The city's World Trade Bridge was built exclusively to handle what are now 14,000 trucks daily carrying an estimated $525 billion in annual imports and exports.
Rep. Henry Cuellar, who was a featured guest along with Sen. John Cornyn, said if those thousands of trucks were lined up, they'd practically reach San Antonio.
"Laredo is the powerhouse when it comes to trade," Cuellar said. "We've got to make sure that powerhouse stays in place."
President Donald Trump called the North American Free Trade Agreement a "disaster," even after visiting the World Trade Bridge during his campaign.
Trump’s Secretary of Commerce, Wilbur Ross, has said the agreement signed in 1993 needs to be "modernized."

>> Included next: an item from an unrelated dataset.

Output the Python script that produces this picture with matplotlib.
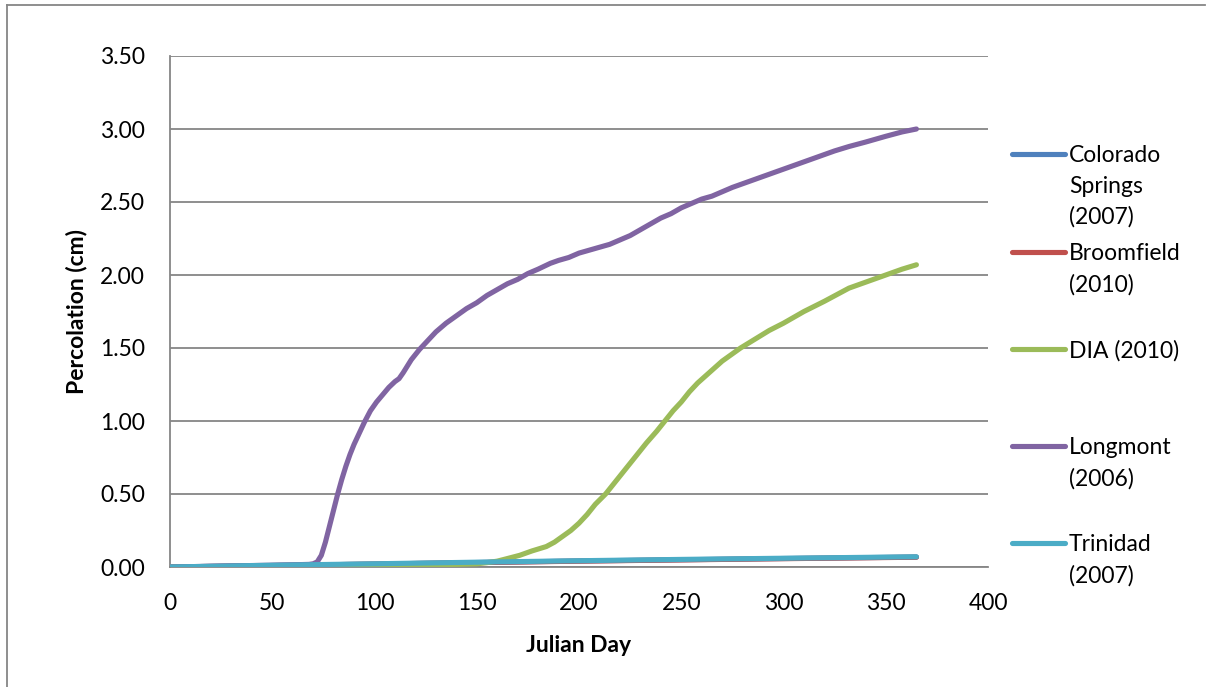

"It's like a marriage and we can't get a divorce. We have to work it out,” Cornyn said.
Wednesday's discussion had as its backdrop stacks of boxes in the warehouse of the Uni-Trade Forwarding Agency, one of many Laredo companies managing cross-border shipments.
Cornyn was shown a box of automotive parts manufactured in the U.S. He said he would talk to his Senate colleagues.
"I'll tell them about what happens here. Laredo, Texas, has a direct impact on their states and the entire United States," he said.
Cuellar said if the U.S. loses its status as Mexico's largest trading partner, "China and other countries are going to take the lead."
Pete Saenz, the mayor of Laredo, said a solution needs to be found quickly.
"People are holding back investments. It's hurting our economy, this uncertainty and indecision," Saenz said.